THE socialist council of one Almería town wants to declassify almost 7,000 hectares of protected land along one of Spain’s last remaining virgin coastlines.

Councillors from the Carboneras town hall have approved a motion that will see 6,400 hectares of the Cabo de Gata-Nijar Natural Park lose its protected status.

Officials from the ayuntamiento believe a regional government ruling that extended the park’s boundaries to include 10,000 hectares of municipal land in 1994 was illegal.


“We have started political and administrative measures that eliminate a Junta de Andalucía decree that unlawfully extended natural park land,” a spokesman from the town’s council said.

“The land included in the park’s extension did not belong to the regional government nor was it donated,” he added.

News of the intentions of Carboneras has not gone down well with provincial socialist chiefs.
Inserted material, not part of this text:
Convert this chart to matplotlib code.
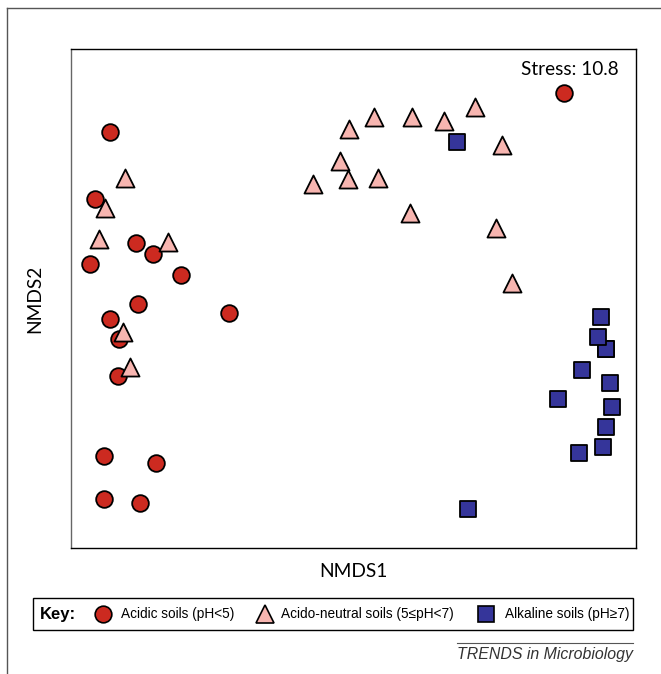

Almería PSOE leader Martín Soler slammed the town’s leaders: “The council of Carboneras is wrong to even consider declassifying the protected land. It will drive the town to social ruin.”

Environment chief of the Junta de Andalucía, Fuensanta Coves also criticised the motion, which received the backing of all the town councillors in Carboneras. “It is unviable and anachronistic. We are not going to move a metre of the natural park.”

The Cabo de Gata-Nijar Natural Park is the largest territorial-maritime nature reserve in Western Europe covering a total of 58,000 hectares. The natural park is home to several species of protected fauna and flora, including the pink snapdragon (Antirrhinum charidemi) and the rare Dupont’s lark (Chersophilus duponti).